No final de agosto de 2016, visitei a cidade litorânea de Bournemouth, situe-se na costa sudoeste de Inglaterra, 108 milhas de Londres, na região de Dorset.

Há um praia maravilhosa selvagem cerca de 7 milhas a oeste de Bournemouth, através Poole Harbour.   A praia é chamado Studland, ou Knoll Beach.   Um trecho de 4 milhas da areia amarela, macia, pálida; dunas de areia; charneca; e urze roxa.   Todos selvagem.

Estava completamente surpreendido ao medir a temperatura da agua do mar aqui.   Em 24 de agosto de 2016, eu medi 22.9c, e mais tarde naquele dia, eu medi 24c.

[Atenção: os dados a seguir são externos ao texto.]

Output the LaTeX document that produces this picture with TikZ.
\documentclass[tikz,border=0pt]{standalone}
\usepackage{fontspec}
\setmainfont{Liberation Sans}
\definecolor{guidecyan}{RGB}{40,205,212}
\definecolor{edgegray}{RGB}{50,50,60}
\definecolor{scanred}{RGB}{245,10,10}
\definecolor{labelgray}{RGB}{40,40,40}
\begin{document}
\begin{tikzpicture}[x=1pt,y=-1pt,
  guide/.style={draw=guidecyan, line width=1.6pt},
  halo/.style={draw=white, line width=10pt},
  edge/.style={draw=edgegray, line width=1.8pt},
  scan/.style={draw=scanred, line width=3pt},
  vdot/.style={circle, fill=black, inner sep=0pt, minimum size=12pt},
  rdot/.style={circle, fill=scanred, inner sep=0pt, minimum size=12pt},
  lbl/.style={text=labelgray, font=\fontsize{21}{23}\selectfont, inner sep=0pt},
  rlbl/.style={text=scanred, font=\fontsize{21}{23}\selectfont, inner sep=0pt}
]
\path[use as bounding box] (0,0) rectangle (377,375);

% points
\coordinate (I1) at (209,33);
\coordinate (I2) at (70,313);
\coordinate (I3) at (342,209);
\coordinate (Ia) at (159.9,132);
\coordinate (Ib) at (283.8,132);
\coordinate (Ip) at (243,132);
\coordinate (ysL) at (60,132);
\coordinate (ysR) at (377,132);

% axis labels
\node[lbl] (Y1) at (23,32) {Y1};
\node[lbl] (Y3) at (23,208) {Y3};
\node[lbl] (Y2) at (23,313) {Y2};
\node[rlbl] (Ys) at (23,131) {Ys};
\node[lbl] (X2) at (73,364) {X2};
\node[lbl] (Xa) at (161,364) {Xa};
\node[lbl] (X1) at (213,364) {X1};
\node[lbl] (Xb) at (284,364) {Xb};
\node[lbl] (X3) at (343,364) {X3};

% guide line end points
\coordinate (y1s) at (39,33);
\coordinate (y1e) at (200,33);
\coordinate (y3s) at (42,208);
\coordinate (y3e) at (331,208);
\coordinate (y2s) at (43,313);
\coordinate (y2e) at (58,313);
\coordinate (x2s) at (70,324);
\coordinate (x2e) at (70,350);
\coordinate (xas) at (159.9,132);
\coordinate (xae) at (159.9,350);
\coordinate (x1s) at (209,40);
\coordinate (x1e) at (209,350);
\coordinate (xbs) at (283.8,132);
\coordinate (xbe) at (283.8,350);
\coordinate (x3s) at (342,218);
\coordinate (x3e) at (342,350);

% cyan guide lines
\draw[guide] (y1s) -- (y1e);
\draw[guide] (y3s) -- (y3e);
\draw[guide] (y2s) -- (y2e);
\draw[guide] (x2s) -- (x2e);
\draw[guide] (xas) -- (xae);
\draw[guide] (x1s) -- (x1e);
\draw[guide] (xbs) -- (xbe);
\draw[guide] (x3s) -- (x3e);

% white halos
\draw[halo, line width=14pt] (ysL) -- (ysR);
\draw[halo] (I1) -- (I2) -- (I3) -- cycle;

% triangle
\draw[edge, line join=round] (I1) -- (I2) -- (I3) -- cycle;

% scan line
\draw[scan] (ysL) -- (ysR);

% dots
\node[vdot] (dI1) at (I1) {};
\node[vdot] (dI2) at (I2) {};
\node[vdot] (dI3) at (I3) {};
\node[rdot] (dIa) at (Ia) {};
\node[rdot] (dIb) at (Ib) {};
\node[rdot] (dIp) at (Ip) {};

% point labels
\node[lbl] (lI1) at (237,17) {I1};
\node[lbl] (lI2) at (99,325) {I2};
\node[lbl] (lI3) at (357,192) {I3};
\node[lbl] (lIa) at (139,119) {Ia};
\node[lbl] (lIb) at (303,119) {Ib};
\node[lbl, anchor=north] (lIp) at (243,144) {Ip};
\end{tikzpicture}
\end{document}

A temperatura do ar foi 30c,  quente e ensolarado, com céu azul.   

Eu uso um termómetro de água digital.

O mar é muito rasa, e havia muitos banhistas.

Em 30 de agosto de 2016, voltei para a praia e novamente medido temperaturas da agua do mar de 22.4c e 23.0c.

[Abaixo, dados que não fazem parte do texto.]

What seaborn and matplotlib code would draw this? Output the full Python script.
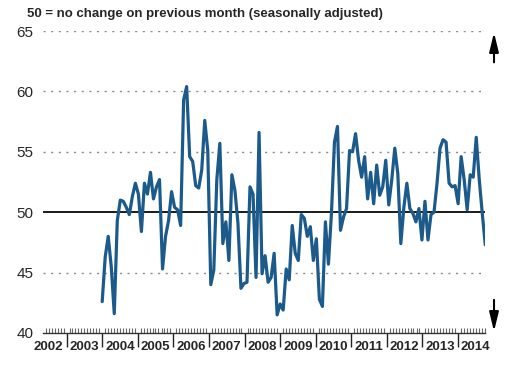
import pandas as pd
import matplotlib.pyplot as plt
import matplotlib.dates as mdates
import seaborn as sns

# Monthly index values, Jan 2004 .. late 2014
pmi = [
    42.6, 46.3, 48.0, 45.5, 41.6, 49.3, 51.0, 50.9, 50.4, 49.8, 51.3, 52.4,
    51.5, 48.4, 52.4, 51.5, 53.3, 51.1, 52.1, 52.7, 45.3, 48.0, 49.3, 51.7,
    50.4, 50.2, 48.9, 59.3, 60.4, 54.6, 54.2, 52.2, 52.0, 53.5, 57.6, 55.1,
    44.0, 45.2, 52.7, 55.7, 47.4, 49.2, 46.0, 53.1, 51.8, 49.1, 43.7, 44.1,
    44.2, 52.1, 51.5, 44.6, 56.6, 44.9, 46.4, 44.2, 44.6, 46.6, 41.5, 42.4,
    41.9, 45.3, 44.4, 48.9, 46.6, 46.0, 49.8, 49.5, 48.0, 48.8, 46.0, 47.8,
    42.8, 42.2, 49.2, 45.7, 49.9, 55.8, 57.1, 48.5, 49.6, 50.3, 55.1, 55.0,
    56.5, 54.3, 52.9, 54.6, 51.1, 53.3, 50.7, 53.9, 51.4, 52.1, 54.3, 50.6,
    52.7, 55.3, 53.2, 47.4, 50.4, 52.4, 50.3, 49.9, 49.2, 50.3, 47.7, 50.9,
    47.7, 49.8, 50.0, 52.4, 55.3, 56.0, 55.8, 52.4, 52.1, 52.2, 50.7, 54.6,
    52.7, 50.2, 53.1, 52.9, 56.2, 52.7, 49.9, 47.3,
]
years = list(range(2002, 2015))
y_ticks = [40, 45, 50, 55, 60, 65]
title = "50 = no change on previous month (seasonally adjusted)"

dates = pd.date_range("2004-01-01", "2014-10-08", periods=len(pmi))
df = pd.DataFrame({"date": dates, "pmi": pmi})

sns.set_style("white")
plt.rcParams["font.family"] = ["Liberation Sans", "DejaVu Sans"]

fig = plt.figure(figsize=(5.11, 3.66), dpi=100)
ax = fig.add_axes([0.0841, 0.0902, 0.865, 0.8251])

# gridlines and the 50 reference line
for v in [45, 55, 60, 65]:
    ax.axhline(v, color="#8c8c8c", lw=1.0, ls=(0, (1.5, 4)), zorder=1)
ax.axhline(50, color="#1a1a1a", lw=1.4, zorder=2)

sns.lineplot(data=df, x="date", y="pmi", ax=ax, color="#1b5a8a", lw=2.3, zorder=3)

ax.set_ylim(40, 65)
ax.set_xlim(pd.Timestamp("2002-05-03"), pd.Timestamp("2014-10-05"))
ax.set_yticks(y_ticks)
ax.set_yticklabels([str(t) for t in y_ticks], fontsize=11)
ax.tick_params(axis="y", length=0, pad=7)
ax.set_xlabel("")
ax.set_ylabel("")

for s in ["left", "right", "top"]:
    ax.spines[s].set_visible(False)
ax.spines["bottom"].set_color("#333333")
ax.spines["bottom"].set_linewidth(1.0)

# year boundaries outside, months inside
ax.xaxis.set_major_locator(mdates.YearLocator())
ax.xaxis.set_minor_locator(mdates.MonthLocator(bymonth=range(2, 13)))
ax.xaxis.set_major_formatter(plt.NullFormatter())
ax.tick_params(axis="x", which="both", bottom=True, top=False)
ax.tick_params(axis="x", which="major", direction="out", length=10,
               width=1.0, color="#222222")
ax.tick_params(axis="x", which="minor", direction="in", length=3.5,
               width=0.8, color="#666666")

for yr in years:
    ax.text(pd.Timestamp(f"{yr}-07-01"), -0.025, str(yr),
            transform=ax.get_xaxis_transform(), ha="center", va="top",
            fontsize=9.5, fontweight="bold")

# arrows on the right
arrow = dict(arrowstyle="-|>,head_length=1.15,head_width=0.28",
             color="black", lw=1.5, mutation_scale=10)
ax.annotate("", xy=(1.0204, 1.004), xytext=(1.0204, 0.887),
            xycoords="axes fraction", arrowprops=arrow, annotation_clip=False)
ax.annotate("", xy=(1.0204, -0.004), xytext=(1.0204, 0.119),
            xycoords="axes fraction", arrowprops=arrow, annotation_clip=False)

fig.text(0.053, 0.962, title, fontsize=9.5, fontweight="bold",
         ha="left", va="center")

fig.savefig("out.png", dpi=100)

Aqui podes ver alguns vídeos que eu criei desta praia maravilhosa.   





Vou tentar e visitar mais praias britânicas e criar alguns filmes ... e eu voltar a Portugal em breve para fazer alguns filmes de belas praias portuguesas no outono!  

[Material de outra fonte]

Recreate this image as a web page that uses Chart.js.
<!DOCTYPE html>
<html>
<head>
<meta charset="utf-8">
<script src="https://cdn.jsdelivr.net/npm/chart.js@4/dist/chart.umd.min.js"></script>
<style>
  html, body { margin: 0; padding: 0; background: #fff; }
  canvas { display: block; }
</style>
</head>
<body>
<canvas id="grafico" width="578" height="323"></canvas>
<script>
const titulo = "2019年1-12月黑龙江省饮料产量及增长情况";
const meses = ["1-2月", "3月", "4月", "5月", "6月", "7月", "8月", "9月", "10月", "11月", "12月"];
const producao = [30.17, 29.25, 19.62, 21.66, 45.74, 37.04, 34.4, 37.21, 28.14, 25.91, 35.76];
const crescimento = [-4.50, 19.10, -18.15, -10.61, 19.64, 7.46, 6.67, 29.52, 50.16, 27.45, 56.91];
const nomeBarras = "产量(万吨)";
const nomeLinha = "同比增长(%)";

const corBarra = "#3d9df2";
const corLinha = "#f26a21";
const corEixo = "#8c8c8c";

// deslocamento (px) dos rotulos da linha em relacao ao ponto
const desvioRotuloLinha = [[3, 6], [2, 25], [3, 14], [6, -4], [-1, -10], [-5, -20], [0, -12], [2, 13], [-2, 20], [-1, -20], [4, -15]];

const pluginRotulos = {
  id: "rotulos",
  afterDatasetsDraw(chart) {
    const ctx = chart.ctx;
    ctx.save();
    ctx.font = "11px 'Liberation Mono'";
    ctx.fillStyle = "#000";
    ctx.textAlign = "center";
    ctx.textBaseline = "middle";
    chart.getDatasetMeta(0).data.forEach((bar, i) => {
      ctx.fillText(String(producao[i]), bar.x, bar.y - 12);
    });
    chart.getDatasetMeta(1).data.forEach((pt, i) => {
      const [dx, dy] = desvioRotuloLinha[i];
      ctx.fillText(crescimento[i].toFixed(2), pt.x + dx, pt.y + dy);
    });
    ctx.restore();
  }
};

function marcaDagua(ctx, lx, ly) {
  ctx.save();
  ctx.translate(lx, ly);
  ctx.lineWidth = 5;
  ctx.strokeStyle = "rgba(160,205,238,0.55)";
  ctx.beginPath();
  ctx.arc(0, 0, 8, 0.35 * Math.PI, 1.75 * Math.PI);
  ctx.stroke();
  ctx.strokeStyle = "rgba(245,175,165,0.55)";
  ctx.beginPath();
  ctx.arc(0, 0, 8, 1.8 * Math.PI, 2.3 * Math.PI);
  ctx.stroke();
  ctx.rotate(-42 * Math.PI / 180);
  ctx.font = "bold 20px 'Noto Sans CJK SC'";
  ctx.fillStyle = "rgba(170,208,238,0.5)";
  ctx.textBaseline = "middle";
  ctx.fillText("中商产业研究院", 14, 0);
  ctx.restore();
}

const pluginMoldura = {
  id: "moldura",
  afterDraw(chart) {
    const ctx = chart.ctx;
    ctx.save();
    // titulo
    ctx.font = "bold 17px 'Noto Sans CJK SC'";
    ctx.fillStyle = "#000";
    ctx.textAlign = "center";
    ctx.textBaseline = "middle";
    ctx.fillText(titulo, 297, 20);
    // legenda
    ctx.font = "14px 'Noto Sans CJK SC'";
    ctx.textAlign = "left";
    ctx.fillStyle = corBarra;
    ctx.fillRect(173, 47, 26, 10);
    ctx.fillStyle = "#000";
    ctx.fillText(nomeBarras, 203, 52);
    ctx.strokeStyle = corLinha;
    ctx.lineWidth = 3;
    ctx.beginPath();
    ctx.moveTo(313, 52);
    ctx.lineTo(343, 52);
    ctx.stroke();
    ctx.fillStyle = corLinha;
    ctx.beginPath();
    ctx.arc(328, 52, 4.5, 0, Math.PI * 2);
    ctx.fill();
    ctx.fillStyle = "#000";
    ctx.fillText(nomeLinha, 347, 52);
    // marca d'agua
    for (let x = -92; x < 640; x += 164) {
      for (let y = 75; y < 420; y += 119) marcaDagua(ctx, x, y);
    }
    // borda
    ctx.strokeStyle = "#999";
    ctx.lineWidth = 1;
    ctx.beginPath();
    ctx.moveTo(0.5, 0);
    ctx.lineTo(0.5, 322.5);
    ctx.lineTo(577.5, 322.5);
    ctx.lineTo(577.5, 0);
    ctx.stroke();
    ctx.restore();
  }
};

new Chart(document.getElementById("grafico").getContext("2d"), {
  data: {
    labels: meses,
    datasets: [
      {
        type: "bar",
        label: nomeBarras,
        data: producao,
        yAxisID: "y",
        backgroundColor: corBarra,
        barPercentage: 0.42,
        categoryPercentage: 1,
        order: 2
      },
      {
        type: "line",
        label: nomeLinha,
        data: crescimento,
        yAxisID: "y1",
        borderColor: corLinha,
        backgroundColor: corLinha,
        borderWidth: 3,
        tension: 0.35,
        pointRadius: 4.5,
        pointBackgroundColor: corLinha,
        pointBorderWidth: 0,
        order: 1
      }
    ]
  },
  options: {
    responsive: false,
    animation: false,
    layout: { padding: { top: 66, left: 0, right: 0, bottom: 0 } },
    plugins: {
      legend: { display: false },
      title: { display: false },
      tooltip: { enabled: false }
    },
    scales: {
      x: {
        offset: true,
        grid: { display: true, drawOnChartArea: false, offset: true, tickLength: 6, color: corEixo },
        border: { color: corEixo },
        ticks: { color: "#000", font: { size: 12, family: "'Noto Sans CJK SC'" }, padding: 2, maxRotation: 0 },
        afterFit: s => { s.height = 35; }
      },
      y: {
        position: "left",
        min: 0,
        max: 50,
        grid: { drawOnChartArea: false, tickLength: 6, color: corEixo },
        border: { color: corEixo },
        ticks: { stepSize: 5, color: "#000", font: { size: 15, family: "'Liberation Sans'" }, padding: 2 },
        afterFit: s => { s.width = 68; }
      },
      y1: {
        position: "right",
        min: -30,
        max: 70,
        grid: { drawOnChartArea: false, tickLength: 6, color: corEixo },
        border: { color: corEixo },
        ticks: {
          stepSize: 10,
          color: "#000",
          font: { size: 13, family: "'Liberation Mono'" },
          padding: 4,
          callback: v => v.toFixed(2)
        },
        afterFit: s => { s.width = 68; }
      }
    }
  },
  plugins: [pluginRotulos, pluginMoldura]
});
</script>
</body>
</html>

A minha câmera de vídeo é um Panasonic DMC-GX8 (4K Ultra HD 3840 x 2160, 30fps), que criar filmes em resolução de 4K. Esta é um excelente câmera, a qualidade do vídeo é comparável à qualidade de TV profissional. A compra excelente.

A empresa dos comboios,  South West Trains,  ofereceu uma promoção de verão - um bilhete ida e volta de Londres para Bournemouth apenas £ 16 ( € 18) custou para a 216 milhas de distância completo ( 346 km ).


----------



## Nordico (22 Set 2016 às 20:06)

Meu laptop estava na loja de reparo ... mas eu queria produzir um vídeo de toda a experiência que é melhor do que os anteriores quatro vídeos. 

Era um dia bonito, o dia mais quente de agosto em Inglaterra em muitos anos, e todo mundo no oceano. É muito me surpreende que um país do norte como a Inglaterra recebe tais oceano morno.

Um novo vídeo, mostrando toda a área, a travessia do barco, campo e praia.


----------



## Nordico (29 Mai 2017 às 20:46)

Agora, o vídeo fica aqui:


----------



## 4ESTAÇÕES (30 Mai 2017 às 22:07)

Nordico disse:


> (...)
> 
> Estava completamente surpreendido ao medir a temperatura da agua do mar aqui.   Em 24 de agosto de 2016, eu medi 22.9c, e mais tarde naquele dia, eu medi 24c. A temperatura do ar foi 30c,  quente e ensolarado, com céu azul.
> 
> (...)



Não imaginava que houvesse praias inglesas a chegar a esse nível  



Nordico disse:


> Agora, o vídeo fica aqui:



Belíssimo vídeo de uma bela viagem sim senhor!  Gostei da cena da pintora


----------



## Nordico (31 Mai 2017 às 17:28)

4ESTAÇÕES disse:


> Não imaginava que houvesse praias inglesas a chegar a esse nível
> 
> 
> 
> Belíssimo vídeo de uma bela viagem sim senhor!  Gostei da cena da pintora






Muito obrigado, meu amigo. Foi pura sorte que eu capturei a pintora. 

Eu criei o vídeo em agosto de 2016, e fiquei surpreso com a alta temperatura do mar - 22.9c. Como as webcams costeiras que temos em Portugal, há uma webcam para a praia principal em Bournemouth, Dorset, Inglaterra, que hoje mostra muitas pessoas se banhando, mesmo isso no início da epoca balnear.

O link está aqui:
https://www.sortedsurfshop.co.uk/webcam_bournemouth

Essa praia fica a cerca de 7 milhas da praia de Studland Bay no vídeo.

Obrigado novamente por tuas amáveis palavras.


----------